Holomisa told Independent Media that the judgment would be a test for Ramaphosa and his seriousness about cleaning up among his ranks.
“She should be removed from cabinet. When you’re a minister or public representative, we don’t need to prove beyond reasonable doubt that you’re guilty - the balance of probabilities is enough,” he said.
Dlamini faces criminal charges for allegedly lying under oath, both at the Constitutional Court and the inquiry headed by retired judge president Bernard Ngoepe.
Ngoepe’s inquiry looked into whether Dlamini should be held personally liable for legal costs.
In a unanimous judgment written by Justice Johan Froneman, the court said Ngoepe’s findings “suggest very strongly” that Dlamini lied under oath before both the Constitutional Court and the inquiry.

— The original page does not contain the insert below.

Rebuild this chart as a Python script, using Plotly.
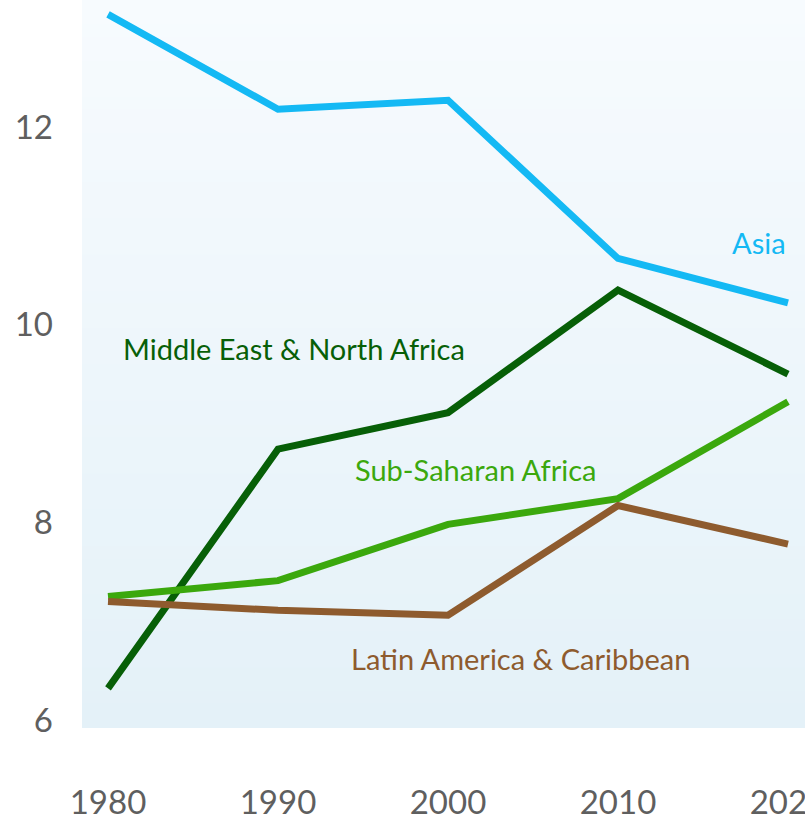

The Constitutional Court’s registrar must forward a copy of Ngoepe’s report to the National Prosecuting Authority (NPA) to decide if Dlamini should be prosecuted for perjury.
“The report by Ngoepe revealed that the minister misled the court to protect herself from the consequences of her behaviour,” said Justice Froneman.

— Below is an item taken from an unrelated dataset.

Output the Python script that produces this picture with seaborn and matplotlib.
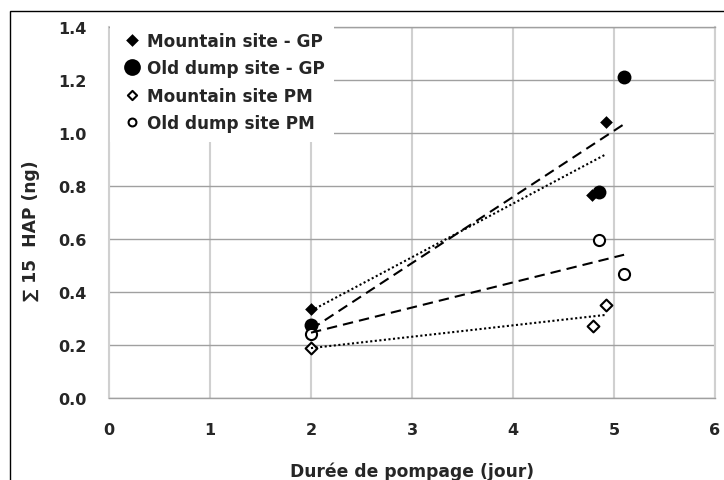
import numpy as np
import pandas as pd
import matplotlib
matplotlib.use("Agg")
import matplotlib.pyplot as plt
import seaborn as sns
from matplotlib.patches import Rectangle

# ---- data ----
series_names = ["Mountain site - GP", "Old dump site - GP",
                "Mountain site PM", "Old dump site PM"]
mountain_gp_days = [2.0, 4.78, 4.92]
mountain_gp_hap = [0.335, 0.765, 1.04]
old_dump_gp_days = [2.0, 4.85, 5.10]
old_dump_gp_hap = [0.275, 0.777, 1.212]
mountain_pm_days = [2.0, 4.79, 4.92]
mountain_pm_hap = [0.19, 0.27, 0.35]
old_dump_pm_days = [2.0, 4.85, 5.10]
old_dump_pm_hap = [0.24, 0.597, 0.467]
x_ticks = [0, 1, 2, 3, 4, 5, 6]
y_ticks = [0.0, 0.2, 0.4, 0.6, 0.8, 1.0, 1.2, 1.4]
x_label = "Durée de pompage (jour)"
y_label = "\u2211 15  HAP (ng)"

sns.set_style("white")
plt.rcParams["font.family"] = ["DejaVu Sans"]
plt.rcParams["font.weight"] = "bold"

W, H = 724, 481
fig = plt.figure(figsize=(W / 100, H / 100), dpi=100)
ax = fig.add_axes([109 / W, 1 - 399 / H, 606 / W, 371 / H])
ax.set_axisbelow(True)

styles = [
    dict(marker="D", s=42, color="black", edgecolor="black", linewidth=0, ls=(0, (1, 1.2)), leg_s=42),
    dict(marker="o", s=100, color="black", edgecolor="black", linewidth=0, ls=(0, (5, 2.9)), leg_s=145),
    dict(marker="D", s=36, color="white", edgecolor="black", linewidth=1.5, ls=(0, (1, 1.2)), leg_s=22),
    dict(marker="o", s=64, color="white", edgecolor="black", linewidth=1.5, ls=(0, (5, 2.9)), leg_s=32),
]
data = [(mountain_gp_days, mountain_gp_hap), (old_dump_gp_days, old_dump_gp_hap),
        (mountain_pm_days, mountain_pm_hap), (old_dump_pm_days, old_dump_pm_hap)]

for i, (name, (xd, yd), st) in enumerate(zip(series_names, data, styles)):
    df = pd.DataFrame({"x": xd, "y": yd})
    sns.scatterplot(data=df, x="x", y="y", marker=st["marker"], s=st["s"],
                    color=st["color"], edgecolor=st["edgecolor"],
                    linewidth=st["linewidth"], label=name, ax=ax, zorder=3 + i * 0.1)
for i, ((xd, yd), st) in enumerate(zip(data, styles)):
    df = pd.DataFrame({"x": xd, "y": yd})
    sns.regplot(data=df, x="x", y="y", ci=None, scatter=False, truncate=True, ax=ax,
                line_kws=dict(color="black", lw=1.5, ls=st["ls"], zorder=4))

ax.set_xlim(0, 6)
ax.set_ylim(0, 1.4)
ax.set_xticks(x_ticks)
ax.set_yticks(y_ticks)
ax.set_xticklabels([str(t) for t in x_ticks])
ax.set_yticklabels([f"{t:.1f}" for t in y_ticks])

ax.grid(axis="y", color="#a0a0a0", lw=1)
ax.grid(axis="x", color="#d0d0d0", lw=1.5)
for side in ["top", "bottom"]:
    ax.spines[side].set_color("#a0a0a0")
    ax.spines[side].set_linewidth(1)
for side in ["left", "right"]:
    ax.spines[side].set_color("#d0d0d0")
    ax.spines[side].set_linewidth(1.5)

ax.tick_params(axis="y", length=5, width=1, color="#a0a0a0", pad=11, labelsize=11.5)
ax.tick_params(axis="x", length=5, width=1.5, color="#d0d0d0", pad=12.5, labelsize=11.5)
for lab in ax.get_xticklabels() + ax.get_yticklabels():
    lab.set_fontweight("bold")

ax.set_xlabel(x_label, fontsize=12.3, fontweight="bold", va="top")
ax.xaxis.set_label_coords(0.5, -0.17)
ax.set_ylabel(y_label, fontsize=12.3, fontweight="bold", va="center", ha="center")
ax.yaxis.set_label_coords(-0.129, 0.453)

leg = ax.legend(loc="upper left", bbox_to_anchor=(0.0015, 1.012), borderaxespad=0,
                frameon=True, fancybox=False, facecolor="white", edgecolor="none",
                framealpha=1, handlelength=1.47, handletextpad=0.15, labelspacing=0.56,
                borderpad=0.55, scatterpoints=1, scatteryoffsets=[0.5],
                prop={"weight": "bold", "size": 12.2})
leg.set_zorder(10)
for h, st in zip(leg.legend_handles, styles):
    h.set_sizes([st["leg_s"]])

fig.add_artist(Rectangle((9.5 / W, -0.05), 1.2, 1.05 - 11.5 / H,
                         transform=fig.transFigure, fill=False,
                         edgecolor="black", lw=1))

fig.savefig("out.png", dpi=100)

“The office that she occupied demands a greater commitment to ethical behaviour and requires a high commitment to public service.”
A person found guilty of perjury in the country’s courts could be jailed for between a year and 10 years.
Constitutional law expert Professor Shadrack Gutto applauded the court for leaving it to the NPA to decide whether there were grounds to prosecute Dlamini. “The NPA must decide, no one else,” said Gutto.
“I think this is a landmark decision, so they ought to look at it carefully and do the right thing. That could protect the public from abuse of power.
“The ruling by the court does really point out that you cannot always avoid doing your Constitutional responsibility,” Gutto added.
“It also sends the message to the executive and those in parliament that they are not at freedom to just siphon off public resources in cases that they should have known they are going to lose.”
Nicole Fritz, chief executive officer of Freedom Under Law (FUL), said Froneman’s perjury recommendations were a “further indictment” of Dlamini’s conduct.
“It’s also an indication of how important it is that the South African public have confidence in our NPA that it will be able to make decisions of this magnitude without fear or favour,” said Fritz.
Lobby group Black Sash’s Gauteng manager Thandiwe Zulu said the ruling should send a message to officials abusing power that they could be held personally liable for litigation costs.
Black Sash with FUL as the intervening party brought the matter before the apex court last year after it became clear that the payment of social grants to 17 million beneficiaries could be at risk and asked that the SA Social Security Agency’s unlawful contract with Cash Paymaster Service be extended.
“The judgment will actually serve as a deterrent in every department where power is being misused,” Zulu said.
“We’re happy that we spearheaded this process not just for grant beneficiaries, but for every other citizen in the country.”
Fritz concurred: “We certainly think that ministers who have not executed their duties in compliance with the Constitution should be worried because this does allow for further such rulings.
“The courts will be able to rely on this type of judgment to support further such rulings,” said Fritz.
Dlamini was also ordered to pay 20% of the legal costs incurred by both organisations from her own pockets.
Black Sash national director Lynette Maart said they had asked their lawyers to quantify their legal costs but have not yet advised them of the figure.
Political analyst Ralph Mathekga said Dlamini has always been a liability and suggested that Ramaphosa also knew that.
He said Ramaphosa has no choice but to get rid of her because the ANC cannot go to next year’s elections with Dlamini and other compromised ministers.
ANC spokesperson Pule Mabe said he could not respond on Thursday while Ramaphosa’s spokesperson did not return messages.
The NPA said it could not comment on the court’s referral until it has received the report and judgment from the registrar.